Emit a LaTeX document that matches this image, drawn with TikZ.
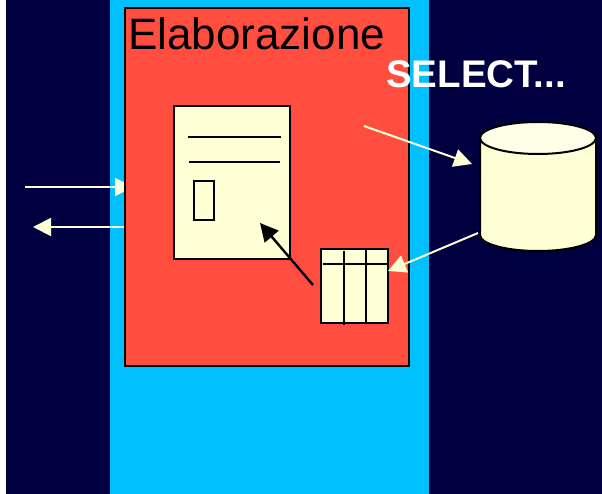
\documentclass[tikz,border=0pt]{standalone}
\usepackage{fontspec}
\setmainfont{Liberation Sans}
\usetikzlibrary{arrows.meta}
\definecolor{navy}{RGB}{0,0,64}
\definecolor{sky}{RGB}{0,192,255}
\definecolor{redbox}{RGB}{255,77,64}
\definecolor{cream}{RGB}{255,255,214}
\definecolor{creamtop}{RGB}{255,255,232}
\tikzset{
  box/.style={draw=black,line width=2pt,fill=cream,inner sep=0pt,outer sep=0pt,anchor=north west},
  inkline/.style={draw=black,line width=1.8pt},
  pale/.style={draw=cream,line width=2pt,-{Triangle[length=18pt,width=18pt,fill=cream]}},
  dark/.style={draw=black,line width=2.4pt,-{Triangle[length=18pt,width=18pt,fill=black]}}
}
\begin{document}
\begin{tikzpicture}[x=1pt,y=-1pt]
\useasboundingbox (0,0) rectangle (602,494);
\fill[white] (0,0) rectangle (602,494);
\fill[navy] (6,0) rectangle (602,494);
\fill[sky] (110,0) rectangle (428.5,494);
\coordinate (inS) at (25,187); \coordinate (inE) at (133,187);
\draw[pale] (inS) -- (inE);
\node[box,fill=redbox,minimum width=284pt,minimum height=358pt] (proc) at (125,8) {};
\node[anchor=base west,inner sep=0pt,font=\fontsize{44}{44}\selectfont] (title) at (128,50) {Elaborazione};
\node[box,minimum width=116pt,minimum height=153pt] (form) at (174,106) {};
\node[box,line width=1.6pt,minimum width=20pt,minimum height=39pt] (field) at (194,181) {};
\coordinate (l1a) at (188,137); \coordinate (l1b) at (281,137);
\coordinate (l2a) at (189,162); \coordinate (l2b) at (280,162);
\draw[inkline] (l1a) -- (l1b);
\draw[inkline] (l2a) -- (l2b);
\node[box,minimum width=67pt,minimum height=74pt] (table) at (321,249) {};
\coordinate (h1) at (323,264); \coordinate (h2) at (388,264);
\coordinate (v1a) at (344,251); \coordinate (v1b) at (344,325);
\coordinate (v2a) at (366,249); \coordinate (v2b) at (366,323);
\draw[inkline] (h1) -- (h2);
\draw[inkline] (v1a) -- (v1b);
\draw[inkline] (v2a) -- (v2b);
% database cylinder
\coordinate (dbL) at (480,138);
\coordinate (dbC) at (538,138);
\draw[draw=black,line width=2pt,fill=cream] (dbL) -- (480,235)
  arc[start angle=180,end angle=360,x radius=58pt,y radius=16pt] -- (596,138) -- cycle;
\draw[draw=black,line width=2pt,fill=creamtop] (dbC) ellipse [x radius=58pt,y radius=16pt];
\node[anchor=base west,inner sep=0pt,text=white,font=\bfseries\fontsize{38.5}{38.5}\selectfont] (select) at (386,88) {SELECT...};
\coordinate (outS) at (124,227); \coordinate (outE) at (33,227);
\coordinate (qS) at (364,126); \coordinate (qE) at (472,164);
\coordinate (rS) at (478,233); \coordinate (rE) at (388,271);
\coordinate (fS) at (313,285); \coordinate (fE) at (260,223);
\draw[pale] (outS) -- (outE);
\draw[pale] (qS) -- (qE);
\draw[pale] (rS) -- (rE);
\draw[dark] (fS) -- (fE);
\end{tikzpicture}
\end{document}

----------

Job
Omit the pictures and output all of the other material exactly.

Result
Emit a LaTeX document that matches this image, drawn with TikZ.
\documentclass[tikz,border=0pt]{standalone}
\usepackage{fontspec}
\setmainfont{Liberation Sans}
\usetikzlibrary{arrows.meta}
\definecolor{navy}{RGB}{0,0,64}
\definecolor{sky}{RGB}{0,192,255}
\definecolor{redbox}{RGB}{255,77,64}
\definecolor{cream}{RGB}{255,255,214}
\definecolor{creamtop}{RGB}{255,255,232}
\tikzset{
  box/.style={draw=black,line width=2pt,fill=cream,inner sep=0pt,outer sep=0pt,anchor=north west},
  inkline/.style={draw=black,line width=1.8pt},
  pale/.style={draw=cream,line width=2pt,-{Triangle[length=18pt,width=18pt,fill=cream]}},
  dark/.style={draw=black,line width=2.4pt,-{Triangle[length=18pt,width=18pt,fill=black]}}
}
\begin{document}
\begin{tikzpicture}[x=1pt,y=-1pt]
\useasboundingbox (0,0) rectangle (602,494);
\fill[white] (0,0) rectangle (602,494);
\fill[navy] (6,0) rectangle (602,494);
\fill[sky] (110,0) rectangle (428.5,494);
\coordinate (inS) at (25,187); \coordinate (inE) at (133,187);
\draw[pale] (inS) -- (inE);
\node[box,fill=redbox,minimum width=284pt,minimum height=358pt] (proc) at (125,8) {};
\node[anchor=base west,inner sep=0pt,font=\fontsize{44}{44}\selectfont] (title) at (128,50) {Elaborazione};
\node[box,minimum width=116pt,minimum height=153pt] (form) at (174,106) {};
\node[box,line width=1.6pt,minimum width=20pt,minimum height=39pt] (field) at (194,181) {};
\coordinate (l1a) at (188,137); \coordinate (l1b) at (281,137);
\coordinate (l2a) at (189,162); \coordinate (l2b) at (280,162);
\draw[inkline] (l1a) -- (l1b);
\draw[inkline] (l2a) -- (l2b);
\node[box,minimum width=67pt,minimum height=74pt] (table) at (321,249) {};
\coordinate (h1) at (323,264); \coordinate (h2) at (388,264);
\coordinate (v1a) at (344,251); \coordinate (v1b) at (344,325);
\coordinate (v2a) at (366,249); \coordinate (v2b) at (366,323);
\draw[inkline] (h1) -- (h2);
\draw[inkline] (v1a) -- (v1b);
\draw[inkline] (v2a) -- (v2b);
% database cylinder
\coordinate (dbL) at (480,138);
\coordinate (dbC) at (538,138);
\draw[draw=black,line width=2pt,fill=cream] (dbL) -- (480,235)
  arc[start angle=180,end angle=360,x radius=58pt,y radius=16pt] -- (596,138) -- cycle;
\draw[draw=black,line width=2pt,fill=creamtop] (dbC) ellipse [x radius=58pt,y radius=16pt];
\node[anchor=base west,inner sep=0pt,text=white,font=\bfseries\fontsize{38.5}{38.5}\selectfont] (select) at (386,88) {SELECT...};
\coordinate (outS) at (124,227); \coordinate (outE) at (33,227);
\coordinate (qS) at (364,126); \coordinate (qE) at (472,164);
\coordinate (rS) at (478,233); \coordinate (rE) at (388,271);
\coordinate (fS) at (313,285); \coordinate (fE) at (260,223);
\draw[pale] (outS) -- (outE);
\draw[pale] (qS) -- (qE);
\draw[pale] (rS) -- (rE);
\draw[dark] (fS) -- (fE);
\end{tikzpicture}
\end{document}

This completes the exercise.